After Victorian nurses walked off the job from six Victorian hospitals, Ted Baillieu's state government was still refusing to undertake effective negotiations with the Australian Nursing Federation (ANF).
The dispute has dragged on for eight months and has been in its current conciliation process under Fair Work Australia (FWA) for 105 days.
On February 24, the FWA ordered the ANF to stop all industrial action as sought by the government. But the ANF has said it will go ahead with its actions as decided on by members at a mass meeting on February 25.
At the mass meeting, the nurses agreed to take unprotected industrial action, starting with rolling four-hour stoppages twice a day. They decided on unprotected action to avoid forced arbitration under the Fair Work Act. Only the termination of protected industrial action can lead to forced arbitration.
The action began with the walkout of 700 nurses from the Royal Melbourne, Dandenong and Footscray hospitals on February 24. Three new hospitals will join the stoppages each day, which means more and more nurses will walk off the job.
Nurses are leaving minimum nursing levels on each ward to show the big problems with Baillieu’s “ratios with flexibility”. The government is pushing to end nurse/midwife patient ratios by replacing nurses with a minimum of three years' training with health assistants who have three months' training. It also wants to replace nurses’ eight-hour shifts with unlimited four-hour shifts.
ANF Victorian branch secretary Lisa Fitzpatrick said on February 22: “Nurses and midwives will never agree to Baillieu’s world of ending ratios, staffing according to how much money the hospital has rather than patient safety, and substituting qualified nurses with underqualified and unregulated health assistants.”
Geelong, Frankston and Northern hospitals joined the stoppages on February 25. Ballarat, St Vincent’s and Maroondah hospitals were due to follow on February 26.

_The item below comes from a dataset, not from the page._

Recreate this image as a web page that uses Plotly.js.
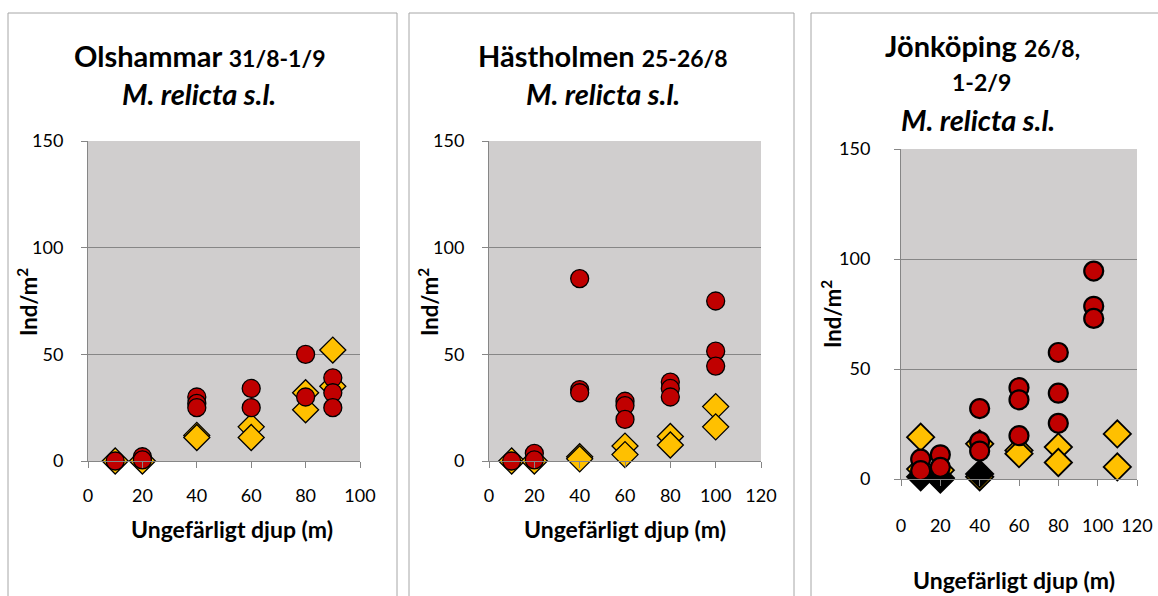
<!DOCTYPE html>
<html><head><meta charset="utf-8">
<script src="https://cdn.plot.ly/plotly-3.0.1.min.js"></script>
<style>body{margin:0;background:#fff}#c{width:1158px;height:596px}</style>
</head><body><div id="c"></div>
<script>
// Olshammar
const olsYellowX = [10,20,40,40,60,60,80,80,90,90];
const olsYellowY = [0,0,12,11,16,11,32,24,52,35];
const olsRedX = [10,20,20,40,40,40,60,60,80,80,90,90,90];
const olsRedY = [0,2,0.5,30,27,25,34,25,50,30,39,32,25];
// Hästholmen
const hasYellowX = [10,20,40,40,60,60,80,80,100,100];
const hasYellowY = [0,0,2,1,7,3,11.5,7.5,25.5,16];
const hasRedX = [10,20,20,40,40,40,60,60,60,80,80,80,100,100,100];
const hasRedY = [0,3.6,0.5,85.5,33.5,32,28,26,19.5,37,34,30,75,51.5,44.5];
// Jönköping
const jonYellowX = [10,10,20,20,40,40,60,60,80,80,110,110];
const jonYellowY = [19,4.5,4,0,16,1,13,11.5,14.5,7.5,20.5,5.5];
const jonBlackX = [10,20,40];
const jonBlackY = [1,0.5,2.3];
const jonRedX = [10,10,20,20,40,40,40,60,60,60,80,80,80,98,98,98];
const jonRedY = [9,3.8,11,5.3,32,17,12.7,41.5,36,19.7,57.5,39,25.3,94.5,78.5,73];

const yTicks = [0,50,100,150];
const xTitle = 'Ungefärligt djup (m)';
const yTitle = 'Ind/m<sup>2</sup>';

const YEL = '#FFC000', RED = '#C00000';
const FONT = 'Lato, "Open Sans", sans-serif';
const W = 1158, H = 596;

function dia(x,y,xa,ya,color,size,lw){return {x:x,y:y,xaxis:xa,yaxis:ya,type:'scatter',mode:'markers',cliponaxis:false,
  marker:{symbol:'diamond',size:size,color:color,line:{color:'#000',width:lw}},hoverinfo:'skip'};}
function circ(x,y,xa,ya,size,lw){return {x:x,y:y,xaxis:xa,yaxis:ya,type:'scatter',mode:'markers',cliponaxis:false,
  marker:{symbol:'circle',size:size,color:RED,line:{color:'#000',width:lw}},hoverinfo:'skip'};}

const data = [
  dia(olsYellowX,olsYellowY,'x','y',YEL,20,1.3),
  circ(olsRedX,olsRedY,'x','y',18,1.3),
  dia(hasYellowX,hasYellowY,'x2','y2',YEL,20,1.3),
  circ(hasRedX,hasRedY,'x2','y2',18,1.3),
  dia(jonYellowX,jonYellowY,'x3','y3',YEL,21,1.8),
  dia(jonBlackX,jonBlackY,'x3','y3','#000',21,1.8),
  circ(jonRedX,jonRedY,'x3','y3',19,2.2)
];

function xa(l,r,max,anchor,so){return {domain:[l/W,r/W],range:[0,max],dtick:20,tick0:0,anchor:anchor,
  showgrid:false,zeroline:false,showline:true,linecolor:'#868686',linewidth:1,ticks:'outside',ticklen:6,tickcolor:'#868686',
  ticklabelstandoff:so,tickfont:{family:FONT,size:18,color:'#000'},fixedrange:true};}
function ya(top,bot,anchor,so){return {domain:[(H-bot)/H,(H-top)/H],range:[0,150],tickvals:yTicks,anchor:anchor,
  showgrid:true,gridcolor:'#868686',gridwidth:1,zeroline:false,showline:true,linecolor:'#868686',linewidth:1,ticks:'outside',ticklen:6,tickcolor:'#868686',
  ticklabelstandoff:so,tickfont:{family:FONT,size:18,color:'#000'},fixedrange:true};}

function ann(text,x,y,size,extra){return Object.assign({text:text,xref:'paper',yref:'paper',x:x/W,y:1-y/H,showarrow:false,
  xanchor:'center',yanchor:'middle',font:{family:FONT,size:size,color:'#000'}},extra||{});}

const annotations = [
  ann('<b>Olshammar <span style="font-size:23px">31/8-1/9</span></b>',200,56,29),
  ann('<b><i>M. relicta s.l.</i></b>',199,94,29),
  ann('<b>Hästholmen <span style="font-size:23px">25-26/8</span></b>',603,56,29),
  ann('<b><i>M. relicta s.l.</i></b>',603,94,29),
  ann('<b>Jönköping <span style="font-size:23px">26/8,</span></b>',982,45,29),
  ann('<b><span style="font-size:23px">1-2/9</span></b>',981,82,23),
  ann('<b><i>M. relicta s.l.</i></b>',978,119,29),
  ann('<b>'+xTitle+'</b>',232,529,23),
  ann('<b>'+xTitle+'</b>',625,529,23),
  ann('<b>'+xTitle+'</b>',1014,580,23),
  ann('<b>'+yTitle+'</b>',27,302,22,{textangle:-90}),
  ann('<b>'+yTitle+'</b>',428,302,22,{textangle:-90}),
  ann('<b>'+yTitle+'</b>',831,314,22,{textangle:-90})
];

function box(l,r){return {type:'rect',xref:'paper',yref:'paper',x0:l/W,x1:r/W,y0:-0.05,y1:1-13/H,line:{color:'#A6A6A6',width:1},fillcolor:'rgba(0,0,0,0)',layer:'below'};}

const layout = {
  width:W,height:H,margin:{l:0,r:0,t:0,b:0},paper_bgcolor:'#fff',plot_bgcolor:'#D0CECE',showlegend:false,
  xaxis:xa(88,360,100,'y',12), yaxis:ya(141,461,'x',14),
  xaxis2:xa(489,761,120,'y2',12), yaxis2:ya(141,461,'x2',14),
  xaxis3:xa(901,1137,120,'y3',24), yaxis3:ya(149,479,'x3',20),
  annotations:annotations,
  shapes:[box(8,397),box(409,794),box(811,1170)]
};
Plotly.newPlot('c',data,layout,{staticPlot:true});
</script></body></html>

ANF assistant secretary Pip Carew greeted the nurses at Geelong hospital as they walked off the job. She said: “The government is using Fair Work Australia to fight nurses rather than to resolve this dispute.”
This was a reference to Federal Employment and Workplace Relations Minister Bill Shorten’s proposal to take part in the process and allow FWA to use different powers to end the dispute.
The process would involve all parties agreeing on a single FWA tribunal member to facilitate negotiations until a resolution is reached. This was how the Victorian nurses’ enterprise agreements were resolved in 1997, 2001, 2004 and 2007.
Carew said the ANF and the nurses could now face heavy fines for walking off the job. Baillieu has already threatened to fine individual nurses to try to bully them into submission.
Carew also mentioned theen tremendous support the nurses have received from other unions. For example, the Victorian branch of the Electrical Trades Union has donated $10,000 to the campaign.
Many unions and other observers are watching the nurses’ dispute with great interest and admiration. Apart from the building unions and disputes like the Baiada poultry workers dispute last year, there have been few unions brave enough to move outside FWA rules in recent years.
The nurses’ dispute is set to challenge the very basis of what many consider to be unjust laws.
Geelong based nurse Jackie Kriz told Green Left Weekly: “Among all the hype of the media coverage around the Gillard/Rudd circus, you could be forgiven for not noticing that there are really important principles being fought for by the nurses in Victoria.
“We face the potential of serious fines and perhaps even the jailing of our leaders if they are found in contempt of FWA, purely for defending our pay and working conditions.